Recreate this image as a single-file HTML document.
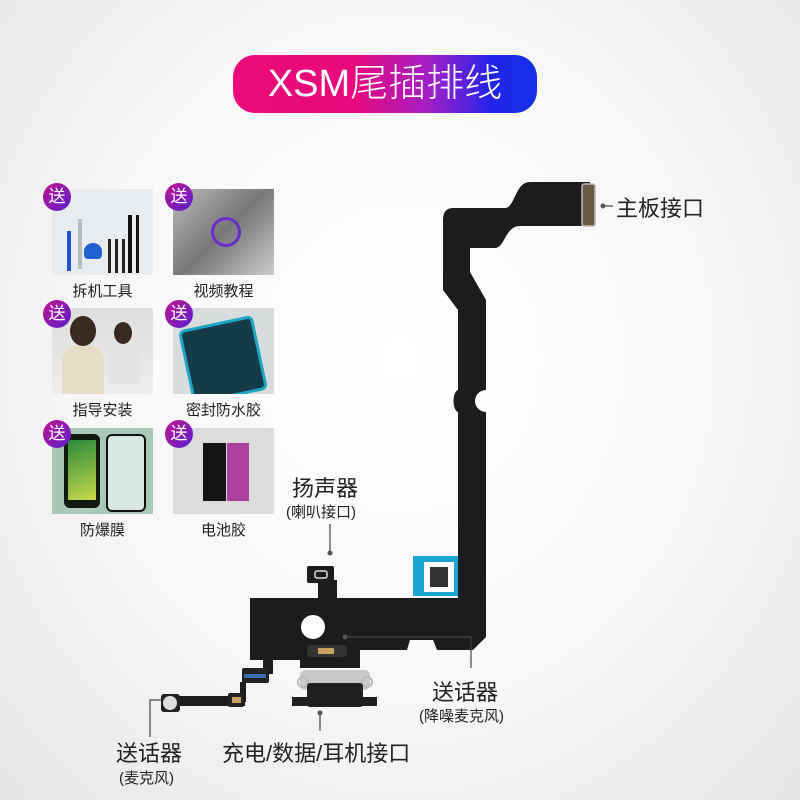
<!DOCTYPE html>
<html><head><meta charset="utf-8"><style>
body{margin:0;width:800px;height:800px;overflow:hidden;background:radial-gradient(ellipse at 50% 45%,#ffffff 0%,#f7f7f7 55%,#e6e6e6 100%);font-family:"Liberation Sans","Noto Sans CJK SC",sans-serif;position:relative}
.pill{position:absolute;left:233px;top:55px;width:304px;height:58px;border-radius:22px;background:linear-gradient(90deg,#ea0a78 0%,#e8097c 40%,#a020c8 65%,#2323ea 85%,#1530e8 100%);color:#fff;font-size:38px;line-height:58px;text-align:center;letter-spacing:0px;font-weight:300}
.th{position:absolute;width:101px;height:86px;background:#d6d6d6;overflow:hidden}
.b{position:absolute;width:28px;height:28px;border-radius:50%;background:linear-gradient(135deg,#c0148c,#5a1fd0);color:#fff;font-size:17px;line-height:28px;text-align:center}
.lb{position:absolute;font-size:15px;color:#222;width:101px;text-align:center}
.t{position:absolute;color:#222;white-space:nowrap}
</style></head><body>
<div class="pill">XSM尾插排线</div>

<div class="th" style="left:52px;top:189px;background:#e9ecef">
 <div style="position:absolute;left:15px;top:42px;width:4px;height:40px;background:#1f4fd0"></div>
 <div style="position:absolute;left:26px;top:30px;width:4px;height:50px;background:#bbb"></div>
 <div style="position:absolute;left:32px;top:54px;width:18px;height:16px;border-radius:50% 50% 4px 4px;background:#2060d0"></div>
 <div style="position:absolute;left:56px;top:50px;width:3px;height:34px;background:#222"></div>
 <div style="position:absolute;left:63px;top:50px;width:3px;height:34px;background:#222"></div>
 <div style="position:absolute;left:70px;top:50px;width:3px;height:34px;background:#222"></div>
 <div style="position:absolute;left:76px;top:26px;width:4px;height:58px;background:#111"></div>
 <div style="position:absolute;left:84px;top:26px;width:3px;height:58px;background:#111"></div>
</div>
<div class="th" style="left:173px;top:189px;background:linear-gradient(135deg,#bbb,#777 50%,#ccc)">
 <div style="position:absolute;left:38px;top:28px;width:24px;height:24px;border:3px solid #6b2ad0;border-radius:50%"></div>
</div>
<div class="th" style="left:52px;top:308px;background:linear-gradient(180deg,#ddd,#eee)">
 <div style="position:absolute;left:18px;top:8px;width:26px;height:30px;border-radius:50%;background:#3a2a22"></div>
 <div style="position:absolute;left:10px;top:38px;width:42px;height:48px;border-radius:14px 14px 0 0;background:#e6ddc8"></div>
 <div style="position:absolute;left:62px;top:14px;width:18px;height:22px;border-radius:50%;background:#3a2a22"></div>
 <div style="position:absolute;left:56px;top:36px;width:32px;height:40px;border-radius:10px 10px 0 0;background:#e4e4e6"></div>
</div>
<div class="th" style="left:173px;top:308px;background:#d9dcdd">
 <div style="position:absolute;left:12px;top:14px;width:70px;height:70px;transform:rotate(-12deg);background:#153a48;border:3px solid #1aa6c4;border-radius:6px"></div>
</div>
<div class="th" style="left:52px;top:428px;background:#a9c8b8">
 <div style="position:absolute;left:12px;top:6px;width:36px;height:74px;background:#101810;border-radius:6px"></div>
 <div style="position:absolute;left:16px;top:12px;width:28px;height:60px;background:linear-gradient(160deg,#2a8a3a,#c8d84a)"></div>
 <div style="position:absolute;left:54px;top:6px;width:36px;height:74px;border:2px solid #111;border-radius:6px;background:#d8e8e0"></div>
</div>
<div class="th" style="left:173px;top:428px;background:#dcdcdc">
 <div style="position:absolute;left:30px;top:15px;width:23px;height:58px;background:#151515"></div>
 <div style="position:absolute;left:54px;top:15px;width:22px;height:58px;background:#b040a0"></div>
</div>
<div class="b" style="left:43px;top:183px">送</div>
<div class="b" style="left:165px;top:183px">送</div>
<div class="b" style="left:43px;top:300px">送</div>
<div class="b" style="left:165px;top:300px">送</div>
<div class="b" style="left:43px;top:420px">送</div>
<div class="b" style="left:165px;top:420px">送</div>
<div class="lb" style="left:52px;top:280px">拆机工具</div>
<div class="lb" style="left:173px;top:280px">视频教程</div>
<div class="lb" style="left:52px;top:399px">指导安装</div>
<div class="lb" style="left:173px;top:399px">密封防水胶</div>
<div class="lb" style="left:52px;top:519px">防爆膜</div>
<div class="lb" style="left:173px;top:519px">电池胶</div>

<svg width="800" height="800" style="position:absolute;left:0;top:0">
 <path d="M453,208 L505,208 C515,208 515,182 530,182 L590,182 L590,226 L520,226 C505,226 505,248 495,248 L470,248 L470,272 L486,300 L486,390 A8 8 0 0 0 486,412 L486,637 L473,650 L437,650 L433,640 L410,640 L407,650 L360,650 L360,668 L300,668 L300,660 L250,660 L250,598 L318,598 L318,580 L337,580 L337,598 L458,598 L458,412 C452,410 452,392 458,390 L458,310 L443,290 L443,220 Q443,208 453,208 Z" fill="#1c1c1e"/>
 <rect x="582" y="184" width="13" height="42" rx="2" fill="#6b5a45" stroke="#bbb" stroke-width="1.5"/>
 <rect x="307" y="566" width="27" height="17" rx="2" fill="#1c1c1e"/>
 <rect x="315" y="571" width="12" height="7" rx="2" fill="none" stroke="#ddd" stroke-width="1.5"/>
 <rect x="413" y="556" width="45" height="40" fill="#1aa6d4"/>
 <rect x="424" y="562" width="30" height="30" fill="#fff"/>
 <rect x="430" y="567" width="18" height="20" fill="#333"/>
 <circle cx="313" cy="627" r="12" fill="#fff"/>
 <rect x="307" y="645" width="40" height="12" rx="4" fill="#333"/>
 <rect x="318" y="648" width="16" height="6" fill="#c8a060"/>
 <!-- left branch -->
 <rect x="263" y="658" width="10" height="16" fill="#1c1c1e"/>
 <rect x="242" y="668" width="27" height="15" rx="2" fill="#222"/>
 <rect x="244" y="674" width="22" height="4" fill="#3a6ab0"/>
 <rect x="240" y="682" width="6" height="20" fill="#1c1c1e"/>
 <rect x="175" y="696" width="70" height="10" fill="#1c1c1e"/>
 <rect x="228" y="693" width="16" height="14" rx="2" fill="#222"/>
 <rect x="232" y="697" width="9" height="6" fill="#c8a060"/>
 <rect x="161" y="694" width="19" height="18" rx="3" fill="#222"/>
 <circle cx="170" cy="703" r="7" fill="#ddd"/>
 <!-- charging port -->
 <rect x="300" y="670" width="70" height="20" rx="5" fill="#c8c8c8"/>
 <circle cx="303" cy="682" r="5" fill="none" stroke="#bbb" stroke-width="2"/>
 <circle cx="367" cy="682" r="5" fill="none" stroke="#bbb" stroke-width="2"/>
 <rect x="307" y="683" width="56" height="24" rx="3" fill="#202020"/>
 <rect x="292" y="697" width="85" height="9" fill="#202020"/>
 <!-- callouts -->
 <g stroke="#444" stroke-width="1.2" fill="none">
  <line x1="603" y1="206" x2="613" y2="206"/>
  <line x1="330" y1="524" x2="330" y2="553"/>
  <polyline points="345,637 471,637 471,668"/>
  <polyline points="163,700 150,700 150,737"/>
  <line x1="320" y1="713" x2="320" y2="731"/>
 </g>
 <g fill="#555">
  <circle cx="603" cy="206" r="2.5"/><circle cx="330" cy="553" r="2.5"/>
  <circle cx="345" cy="637" r="2.5"/><circle cx="320" cy="713" r="2.5"/>
 </g>
</svg>
<div class="t" style="left:616px;top:191px;font-size:22px">主板接口</div>
<div class="t" style="left:292px;top:471px;font-size:22px">扬声器</div>
<div class="t" style="left:286px;top:501px;font-size:15px">(喇叭接口)</div>
<div class="t" style="left:432px;top:675px;font-size:22px">送话器</div>
<div class="t" style="left:419px;top:705px;font-size:15px">(降噪麦克风)</div>
<div class="t" style="left:116px;top:736px;font-size:22px">送话器</div>
<div class="t" style="left:119px;top:767px;font-size:15px">(麦克风)</div>
<div class="t" style="left:222px;top:736px;font-size:22px">充电/数据/耳机接口</div>
</body></html>
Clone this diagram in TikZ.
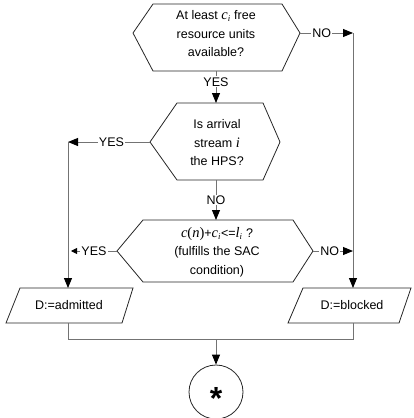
\documentclass[tikz,border=0pt]{standalone}
\usepackage{fontspec}
\setmainfont{Liberation Sans}
\newfontfamily\tms{Liberation Serif}
\newcommand\mi[1]{{\tms\itshape\fontsize{14.5}{18.5}\selectfont #1}}
\newcommand\mup[1]{{\tms\fontsize{14.5}{18.5}\selectfont #1}}
\newcommand\msub[1]{\textsubscript{\tms\itshape #1}}
\usetikzlibrary{arrows.meta}
\begin{document}
\begin{tikzpicture}[x=1pt,y=-1pt,
  font=\fontsize{12.5}{18.5}\selectfont,
  shapeline/.style={draw=black!85, line width=0.8pt, line join=miter},
  conn/.style={draw=black!55, line width=0.9pt},
  arr/.style={conn, -{Triangle[length=10pt,width=8pt,color=black]}},
  sarr/.style={conn, -{Triangle[length=6pt,width=6pt,color=black]}},
  lbl/.style={fill=white, inner sep=1pt},
  txt/.style={align=center, inner sep=0pt}]
\useasboundingbox (0,0) rectangle (414,418);
% hexagon 1
\coordinate (h1l) at (133,33); \coordinate (h1r) at (300,33);
\coordinate (h1b) at (216,71);
\draw[shapeline] (h1l) -- (153,4) -- (282,4) -- (h1r) -- (282,71) -- (153,71) -- cycle;
\node[txt] (t1) at (216,34) {At least \mi{c}\msub{i} free\\resource units\\available?};
% hexagon 2
\coordinate (h2t) at (216,103); \coordinate (h2b) at (216,180);
\coordinate (h2l) at (150,142); \coordinate (h2r) at (280,142);
\draw[shapeline] (h2l) -- (177,103) -- (263,103) -- (h2r) -- (263,180) -- (177,180) -- cycle;
\node[txt] (t2) at (217,143) {Is arrival\\stream \mi{i}\\the HPS?};
% hexagon 3
\coordinate (h3t) at (216,220);
\coordinate (h3l) at (117,251); \coordinate (h3r) at (313,251);
\draw[shapeline] (h3l) -- (143,220) -- (293,220) -- (h3r) -- (293,282) -- (143,282) -- cycle;
\node[txt] (t3) at (217,252) {\mi{c}\mup{(}\mi{n}\mup{)}+\mi{c}\msub{i}<=\mi{l}\msub{i} ?\\(fulfills the SAC\\condition)};
% parallelograms
\coordinate (adt) at (68,288); \coordinate (adb) at (68,323);
\draw[shapeline] (6,323) -- (20,288) -- (133,288) -- (122,323) -- cycle;
\node[txt] (ad) at (69,305) {D:=admitted};
\coordinate (blt) at (353,288); \coordinate (blb) at (353,323);
\draw[shapeline] (288,323) -- (303,288) -- (411,288) -- (399,323) -- cycle;
\node[txt] (bl) at (352,305) {D:=blocked};
% end circle
\node[draw=black!85, line width=0.8pt, circle, minimum size=54pt, inner sep=0pt] (end) at (216,392) {};
\node[inner sep=0pt, font=\fontsize{32}{32}\bfseries\selectfont] (star) at (216,398) {*};
% connectors
\coordinate (rt) at (353,33);
\coordinate (lt) at (68,142);
\coordinate (l3) at (71,251);
\coordinate (r3) at (353,251);
\coordinate (jl) at (68,339); \coordinate (jr) at (353,339); \coordinate (jm) at (216,339);
\draw[arr] (h1b) -- node[lbl, pos=0.34] (yes1) {YES} (h2t);
\draw[arr] (h1r) -- node[lbl, pos=0.41] (no1) {NO} (rt);
\draw[arr] (h2l) -- node[lbl, pos=0.47] (yes2) {YES} (lt);
\draw[arr] (h2b) -- node[lbl, pos=0.5] (no2) {NO} (h3t);
\draw[sarr] (h3l) -- node[lbl, pos=0.5] (yes3) {YES} (l3);
\draw[arr] (h3r) -- node[lbl, pos=0.42] (no3) {NO} (r3);
\draw[arr] (lt) -- (adt);
\draw[arr] (rt) -- (blt);
\draw[conn] (adb) -- (jl) -- (jr) -- (blb);
\draw[arr] (jm) -- (end);
\end{tikzpicture}
\end{document}
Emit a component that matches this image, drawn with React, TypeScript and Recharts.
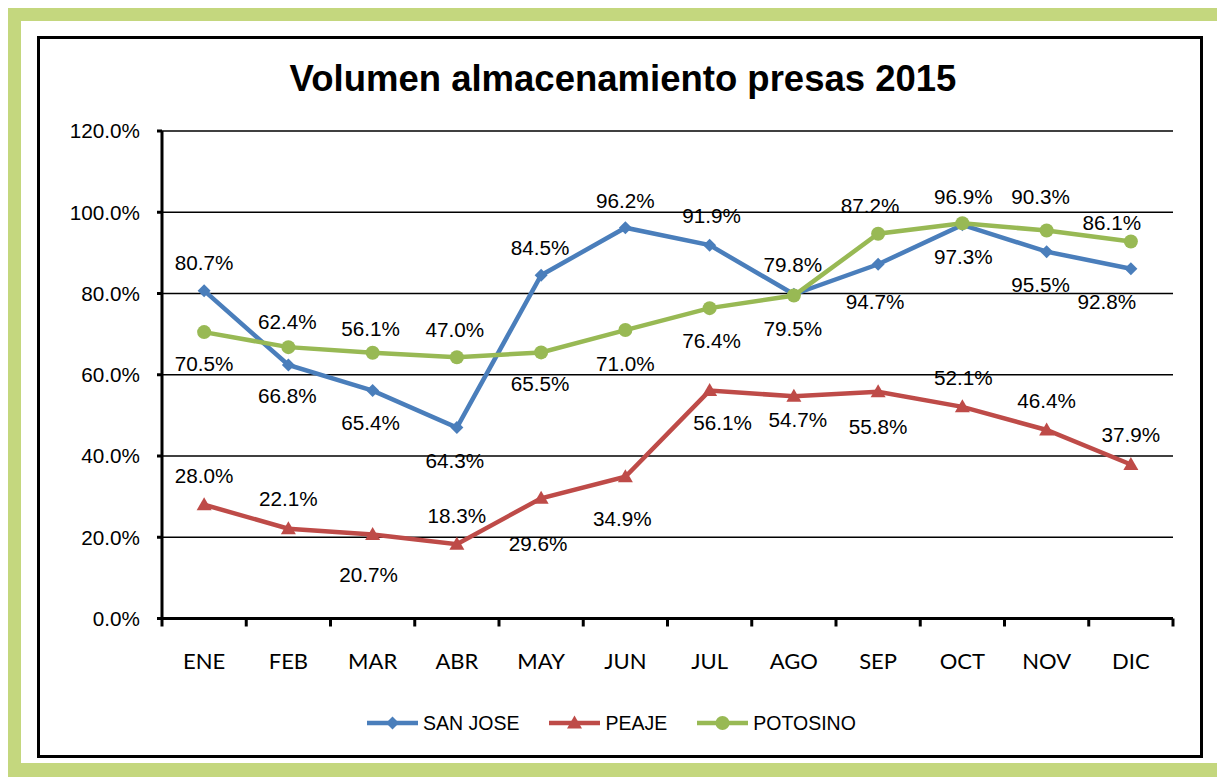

################

Instructions for the task:
State the number of lines above that hold the string "image", with nothing added.

Written solution:
2